*The request*
Scan the records below for the line with "Give me the matplotlib source for this chart." and the line with "ax.spines[s].set_linewidth(2.6)", and retype that range exactly, both ends included, pictures excepted.

Part of a data file
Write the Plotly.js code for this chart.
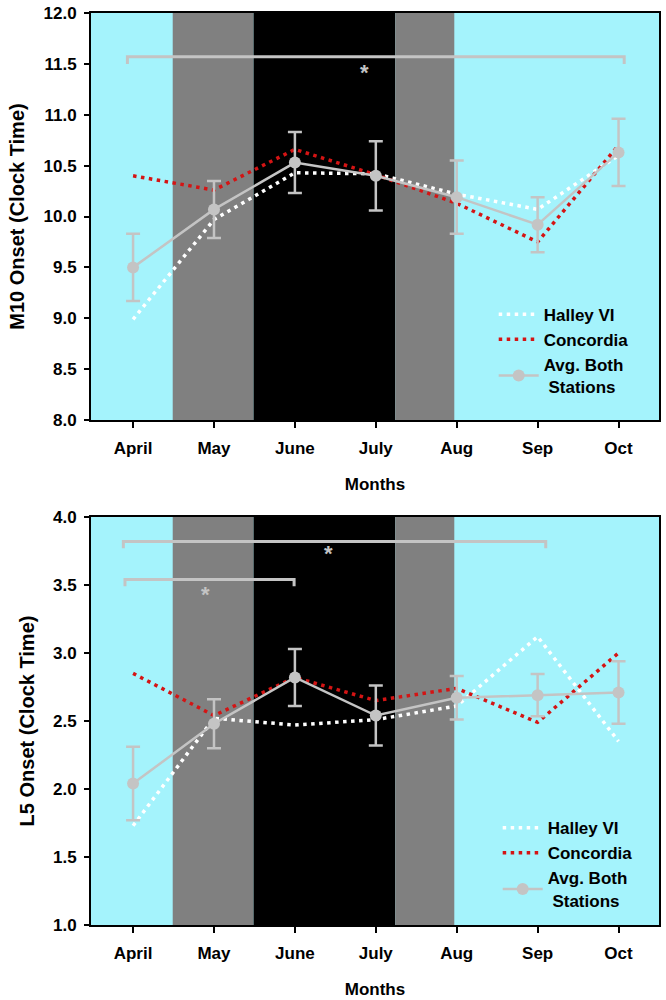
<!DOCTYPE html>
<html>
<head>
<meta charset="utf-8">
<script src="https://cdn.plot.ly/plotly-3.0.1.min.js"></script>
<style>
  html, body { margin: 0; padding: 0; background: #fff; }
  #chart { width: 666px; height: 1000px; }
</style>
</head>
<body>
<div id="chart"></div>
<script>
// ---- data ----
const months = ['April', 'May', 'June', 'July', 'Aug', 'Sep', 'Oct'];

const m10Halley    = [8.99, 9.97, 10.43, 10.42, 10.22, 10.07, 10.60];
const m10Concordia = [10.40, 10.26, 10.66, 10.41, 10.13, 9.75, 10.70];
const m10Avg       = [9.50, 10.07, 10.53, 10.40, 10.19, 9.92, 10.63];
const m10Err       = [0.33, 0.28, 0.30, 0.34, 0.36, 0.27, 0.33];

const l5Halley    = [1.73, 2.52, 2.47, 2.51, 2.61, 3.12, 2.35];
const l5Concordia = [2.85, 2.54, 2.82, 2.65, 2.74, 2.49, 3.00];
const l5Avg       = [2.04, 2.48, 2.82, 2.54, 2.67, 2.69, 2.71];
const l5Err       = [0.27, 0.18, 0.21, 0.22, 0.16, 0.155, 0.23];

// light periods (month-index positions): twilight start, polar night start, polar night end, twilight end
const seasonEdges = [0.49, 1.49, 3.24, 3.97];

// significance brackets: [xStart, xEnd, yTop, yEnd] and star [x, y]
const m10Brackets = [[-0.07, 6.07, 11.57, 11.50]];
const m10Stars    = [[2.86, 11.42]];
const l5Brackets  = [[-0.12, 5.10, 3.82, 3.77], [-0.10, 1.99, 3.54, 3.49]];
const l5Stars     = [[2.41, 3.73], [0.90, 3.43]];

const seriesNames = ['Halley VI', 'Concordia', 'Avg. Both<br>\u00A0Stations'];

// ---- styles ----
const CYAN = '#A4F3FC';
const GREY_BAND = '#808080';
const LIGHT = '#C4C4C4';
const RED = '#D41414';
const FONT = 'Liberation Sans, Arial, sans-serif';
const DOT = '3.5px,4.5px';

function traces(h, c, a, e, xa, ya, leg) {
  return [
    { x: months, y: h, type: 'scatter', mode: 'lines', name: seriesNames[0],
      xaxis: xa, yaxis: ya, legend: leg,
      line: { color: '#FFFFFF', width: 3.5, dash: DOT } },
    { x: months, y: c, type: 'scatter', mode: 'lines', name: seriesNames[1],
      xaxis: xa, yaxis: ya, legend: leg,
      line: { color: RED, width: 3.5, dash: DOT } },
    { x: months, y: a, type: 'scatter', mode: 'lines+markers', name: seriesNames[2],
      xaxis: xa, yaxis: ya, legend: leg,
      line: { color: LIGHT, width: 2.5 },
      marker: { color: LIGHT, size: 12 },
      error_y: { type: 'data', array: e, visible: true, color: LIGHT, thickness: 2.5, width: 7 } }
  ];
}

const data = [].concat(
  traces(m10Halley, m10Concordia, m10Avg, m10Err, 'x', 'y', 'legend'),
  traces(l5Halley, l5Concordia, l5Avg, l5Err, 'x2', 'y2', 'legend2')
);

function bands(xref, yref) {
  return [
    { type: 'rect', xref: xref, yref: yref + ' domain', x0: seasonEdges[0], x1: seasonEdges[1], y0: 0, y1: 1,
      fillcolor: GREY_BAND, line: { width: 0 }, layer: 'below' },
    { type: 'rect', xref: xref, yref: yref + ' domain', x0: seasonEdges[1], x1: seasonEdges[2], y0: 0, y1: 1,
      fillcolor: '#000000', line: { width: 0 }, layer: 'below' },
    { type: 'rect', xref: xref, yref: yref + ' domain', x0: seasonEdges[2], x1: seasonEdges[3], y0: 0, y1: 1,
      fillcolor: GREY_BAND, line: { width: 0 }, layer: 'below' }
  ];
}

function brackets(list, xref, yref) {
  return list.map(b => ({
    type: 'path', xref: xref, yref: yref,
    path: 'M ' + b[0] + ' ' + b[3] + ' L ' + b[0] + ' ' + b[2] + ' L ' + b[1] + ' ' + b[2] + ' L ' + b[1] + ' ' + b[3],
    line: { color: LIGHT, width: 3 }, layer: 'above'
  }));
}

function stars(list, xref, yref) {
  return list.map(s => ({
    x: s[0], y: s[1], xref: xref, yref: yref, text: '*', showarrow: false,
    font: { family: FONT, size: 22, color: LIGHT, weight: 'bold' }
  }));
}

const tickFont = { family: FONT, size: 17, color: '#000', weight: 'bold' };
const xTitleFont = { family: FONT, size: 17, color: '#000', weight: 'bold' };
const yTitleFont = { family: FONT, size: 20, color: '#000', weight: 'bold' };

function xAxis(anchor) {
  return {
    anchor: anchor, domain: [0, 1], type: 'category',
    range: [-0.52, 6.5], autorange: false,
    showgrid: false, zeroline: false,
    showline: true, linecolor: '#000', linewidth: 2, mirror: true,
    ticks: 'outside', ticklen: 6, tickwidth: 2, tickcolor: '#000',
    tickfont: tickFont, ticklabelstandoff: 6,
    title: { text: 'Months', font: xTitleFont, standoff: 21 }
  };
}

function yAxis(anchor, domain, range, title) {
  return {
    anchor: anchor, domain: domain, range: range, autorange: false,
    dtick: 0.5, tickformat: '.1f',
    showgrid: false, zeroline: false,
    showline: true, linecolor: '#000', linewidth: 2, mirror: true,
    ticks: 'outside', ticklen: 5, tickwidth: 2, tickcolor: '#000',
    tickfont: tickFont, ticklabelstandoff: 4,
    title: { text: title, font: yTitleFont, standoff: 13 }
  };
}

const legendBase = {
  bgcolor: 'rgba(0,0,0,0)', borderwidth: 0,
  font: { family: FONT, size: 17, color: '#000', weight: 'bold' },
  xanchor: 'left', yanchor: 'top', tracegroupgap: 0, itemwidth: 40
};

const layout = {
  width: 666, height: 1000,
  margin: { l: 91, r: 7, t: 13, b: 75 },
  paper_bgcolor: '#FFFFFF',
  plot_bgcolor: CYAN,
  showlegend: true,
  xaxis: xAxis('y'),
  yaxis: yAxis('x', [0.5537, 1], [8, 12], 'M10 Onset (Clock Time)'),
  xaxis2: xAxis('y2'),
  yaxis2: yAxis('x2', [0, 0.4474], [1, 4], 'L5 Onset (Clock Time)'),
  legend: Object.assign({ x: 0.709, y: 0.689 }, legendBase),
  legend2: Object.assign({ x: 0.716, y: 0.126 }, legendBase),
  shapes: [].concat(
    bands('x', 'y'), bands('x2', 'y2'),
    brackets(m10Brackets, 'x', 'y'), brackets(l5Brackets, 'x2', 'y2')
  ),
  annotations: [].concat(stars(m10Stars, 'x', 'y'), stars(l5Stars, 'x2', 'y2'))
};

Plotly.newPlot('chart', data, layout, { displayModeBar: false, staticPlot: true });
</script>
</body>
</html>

==

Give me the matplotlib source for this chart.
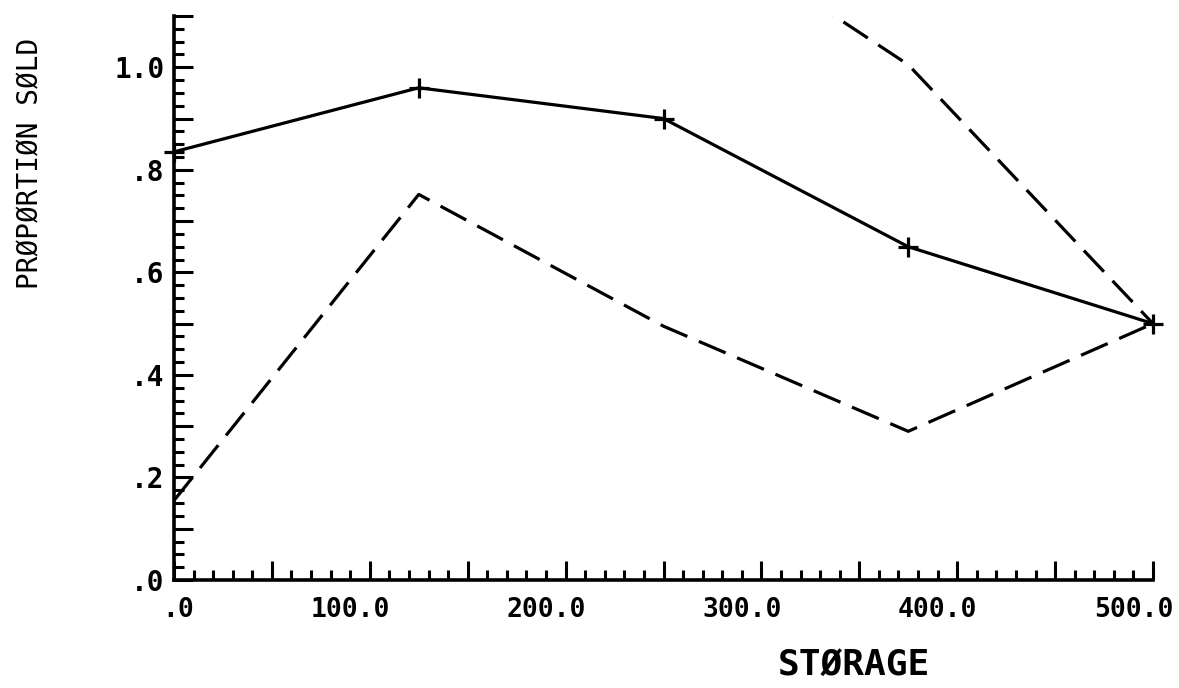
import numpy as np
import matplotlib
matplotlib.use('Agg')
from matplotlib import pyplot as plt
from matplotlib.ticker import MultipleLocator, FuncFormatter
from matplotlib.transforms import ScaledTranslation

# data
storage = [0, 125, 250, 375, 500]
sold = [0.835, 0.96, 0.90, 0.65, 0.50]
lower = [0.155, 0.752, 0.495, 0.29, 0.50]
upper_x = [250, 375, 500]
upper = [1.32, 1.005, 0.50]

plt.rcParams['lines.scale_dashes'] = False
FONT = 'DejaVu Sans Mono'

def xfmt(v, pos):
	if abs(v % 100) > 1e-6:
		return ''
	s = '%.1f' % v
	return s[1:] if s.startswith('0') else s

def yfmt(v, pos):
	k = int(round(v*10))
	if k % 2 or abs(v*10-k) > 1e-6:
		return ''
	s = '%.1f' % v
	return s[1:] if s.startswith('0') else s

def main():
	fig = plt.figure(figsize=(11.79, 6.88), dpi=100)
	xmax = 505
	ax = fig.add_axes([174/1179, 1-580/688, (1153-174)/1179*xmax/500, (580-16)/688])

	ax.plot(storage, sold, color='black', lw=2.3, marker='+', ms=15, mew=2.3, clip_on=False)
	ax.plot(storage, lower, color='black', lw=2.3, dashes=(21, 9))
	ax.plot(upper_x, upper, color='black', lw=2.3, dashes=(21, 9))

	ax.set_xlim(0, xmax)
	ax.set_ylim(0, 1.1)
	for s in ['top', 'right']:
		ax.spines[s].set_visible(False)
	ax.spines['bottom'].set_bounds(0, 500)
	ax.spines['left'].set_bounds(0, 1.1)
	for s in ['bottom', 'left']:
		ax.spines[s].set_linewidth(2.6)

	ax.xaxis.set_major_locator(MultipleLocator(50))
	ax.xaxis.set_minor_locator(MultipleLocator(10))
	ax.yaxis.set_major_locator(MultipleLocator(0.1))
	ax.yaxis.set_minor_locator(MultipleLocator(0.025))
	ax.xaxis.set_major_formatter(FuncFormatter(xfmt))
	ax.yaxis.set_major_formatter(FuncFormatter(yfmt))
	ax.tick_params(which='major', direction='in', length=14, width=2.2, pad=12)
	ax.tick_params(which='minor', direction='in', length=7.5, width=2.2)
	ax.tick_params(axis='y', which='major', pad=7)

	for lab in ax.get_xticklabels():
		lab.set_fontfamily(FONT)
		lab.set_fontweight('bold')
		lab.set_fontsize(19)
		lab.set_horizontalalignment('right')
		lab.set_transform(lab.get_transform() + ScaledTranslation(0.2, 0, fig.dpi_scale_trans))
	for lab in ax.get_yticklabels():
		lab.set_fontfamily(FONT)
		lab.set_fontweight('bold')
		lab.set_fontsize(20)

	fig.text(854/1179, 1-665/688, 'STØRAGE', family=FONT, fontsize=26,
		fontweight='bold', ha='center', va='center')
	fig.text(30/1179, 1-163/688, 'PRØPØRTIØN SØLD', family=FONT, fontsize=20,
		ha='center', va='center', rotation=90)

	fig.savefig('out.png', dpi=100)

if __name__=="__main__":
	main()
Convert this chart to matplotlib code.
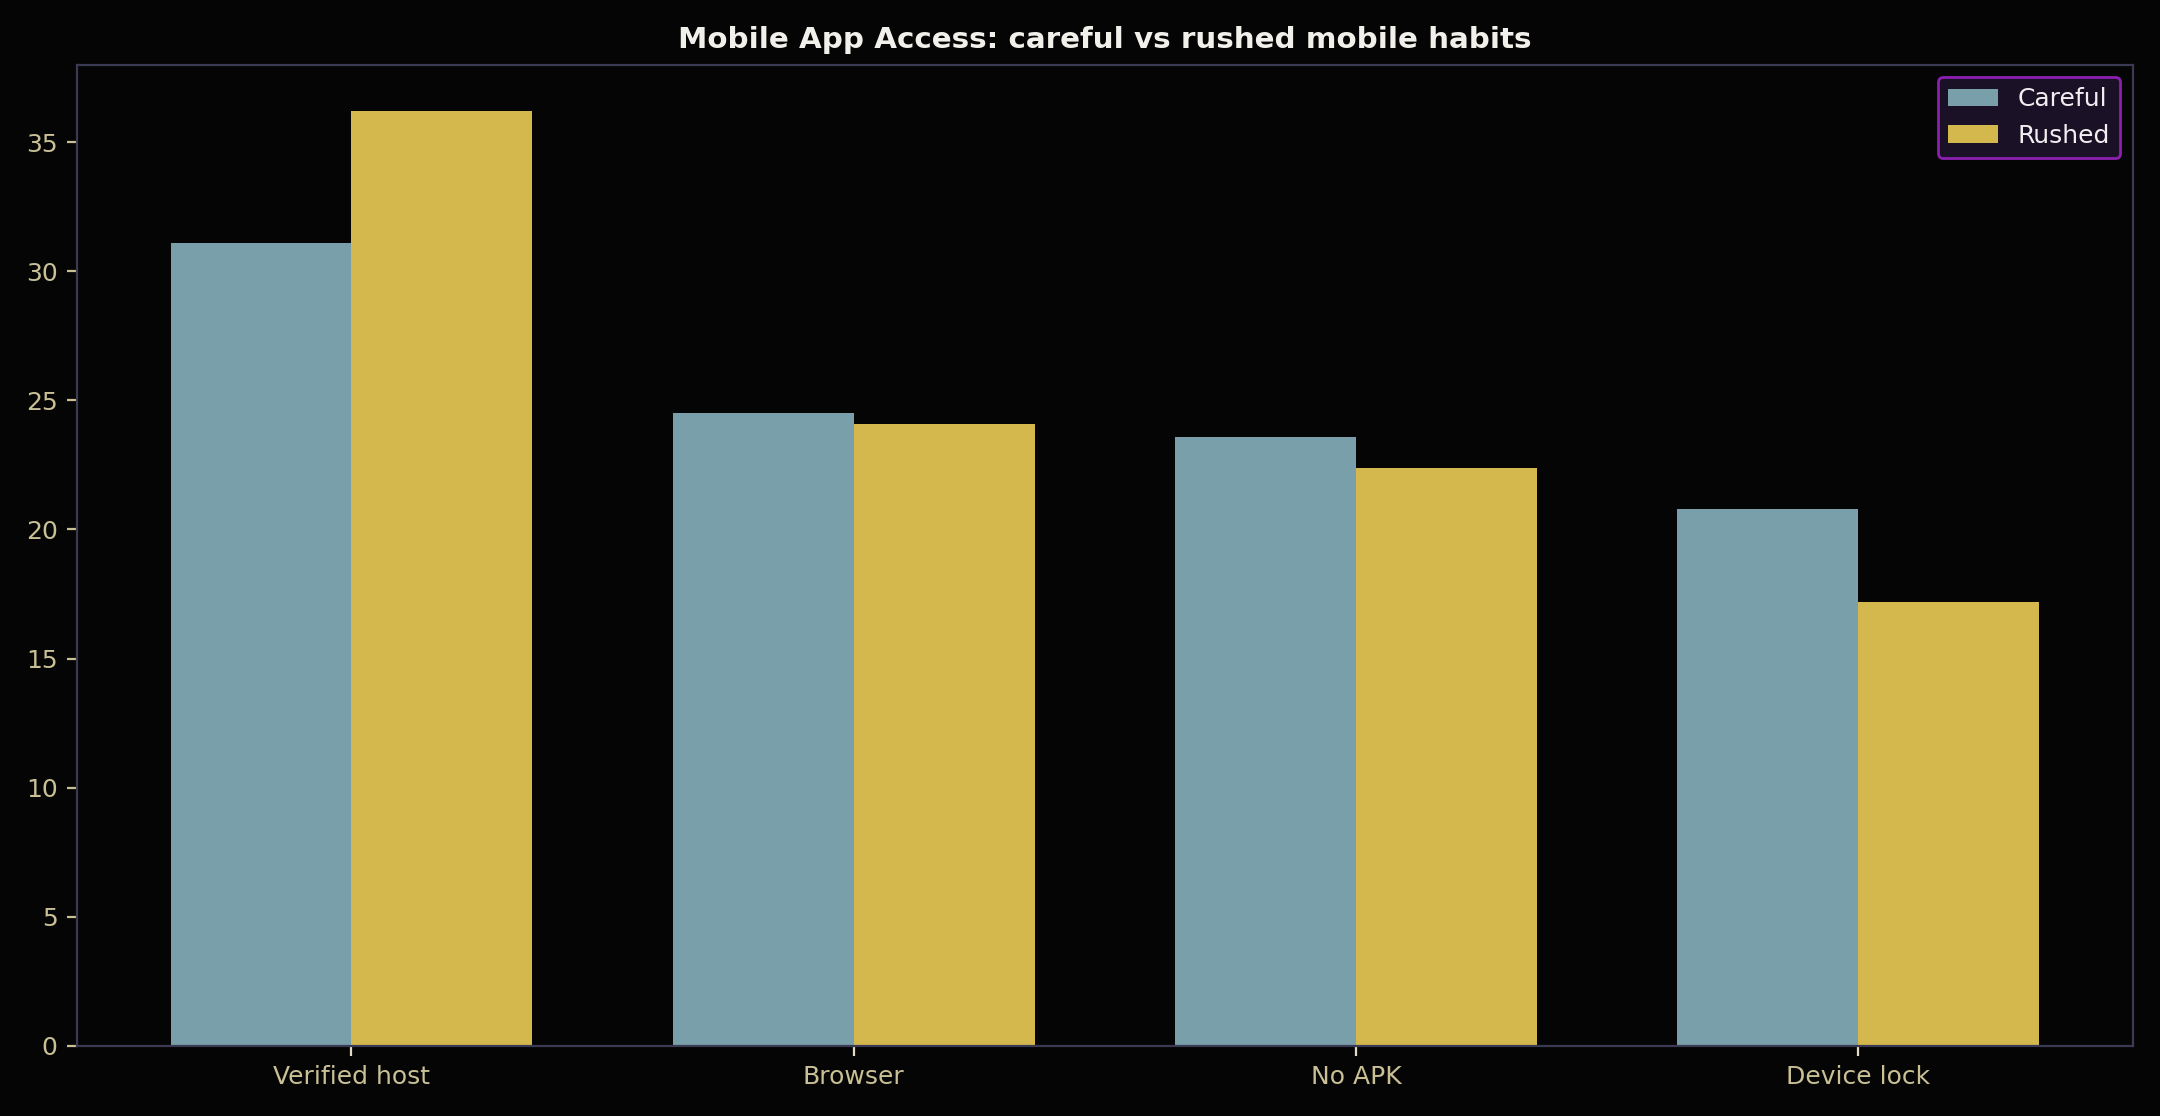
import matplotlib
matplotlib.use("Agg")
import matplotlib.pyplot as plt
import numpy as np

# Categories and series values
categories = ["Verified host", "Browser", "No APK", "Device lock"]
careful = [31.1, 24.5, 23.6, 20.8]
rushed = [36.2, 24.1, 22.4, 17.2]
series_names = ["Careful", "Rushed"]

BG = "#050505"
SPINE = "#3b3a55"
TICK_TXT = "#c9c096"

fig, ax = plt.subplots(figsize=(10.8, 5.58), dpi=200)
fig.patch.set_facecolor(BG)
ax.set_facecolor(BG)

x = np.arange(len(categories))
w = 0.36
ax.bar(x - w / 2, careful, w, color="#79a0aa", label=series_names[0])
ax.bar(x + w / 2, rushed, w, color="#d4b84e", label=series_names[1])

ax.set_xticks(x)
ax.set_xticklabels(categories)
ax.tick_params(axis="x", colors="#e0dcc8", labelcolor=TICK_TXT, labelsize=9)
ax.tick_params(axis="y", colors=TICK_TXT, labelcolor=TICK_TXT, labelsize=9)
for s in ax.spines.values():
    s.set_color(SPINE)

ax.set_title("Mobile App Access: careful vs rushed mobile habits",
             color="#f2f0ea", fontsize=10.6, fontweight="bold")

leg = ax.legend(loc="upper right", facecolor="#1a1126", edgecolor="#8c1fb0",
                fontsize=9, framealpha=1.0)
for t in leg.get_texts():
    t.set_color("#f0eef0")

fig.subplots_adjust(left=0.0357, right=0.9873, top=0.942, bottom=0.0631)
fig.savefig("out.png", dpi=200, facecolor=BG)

*Response below*
Give me the matplotlib source for this chart.
import numpy as np
import matplotlib
matplotlib.use('Agg')
from matplotlib import pyplot as plt
from matplotlib.ticker import MultipleLocator, FuncFormatter
from matplotlib.transforms import ScaledTranslation

# data
storage = [0, 125, 250, 375, 500]
sold = [0.835, 0.96, 0.90, 0.65, 0.50]
lower = [0.155, 0.752, 0.495, 0.29, 0.50]
upper_x = [250, 375, 500]
upper = [1.32, 1.005, 0.50]

plt.rcParams['lines.scale_dashes'] = False
FONT = 'DejaVu Sans Mono'

def xfmt(v, pos):
	if abs(v % 100) > 1e-6:
		return ''
	s = '%.1f' % v
	return s[1:] if s.startswith('0') else s

def yfmt(v, pos):
	k = int(round(v*10))
	if k % 2 or abs(v*10-k) > 1e-6:
		return ''
	s = '%.1f' % v
	return s[1:] if s.startswith('0') else s

def main():
	fig = plt.figure(figsize=(11.79, 6.88), dpi=100)
	xmax = 505
	ax = fig.add_axes([174/1179, 1-580/688, (1153-174)/1179*xmax/500, (580-16)/688])

	ax.plot(storage, sold, color='black', lw=2.3, marker='+', ms=15, mew=2.3, clip_on=False)
	ax.plot(storage, lower, color='black', lw=2.3, dashes=(21, 9))
	ax.plot(upper_x, upper, color='black', lw=2.3, dashes=(21, 9))

	ax.set_xlim(0, xmax)
	ax.set_ylim(0, 1.1)
	for s in ['top', 'right']:
		ax.spines[s].set_visible(False)
	ax.spines['bottom'].set_bounds(0, 500)
	ax.spines['left'].set_bounds(0, 1.1)
	for s in ['bottom', 'left']:
		ax.spines[s].set_linewidth(2.6)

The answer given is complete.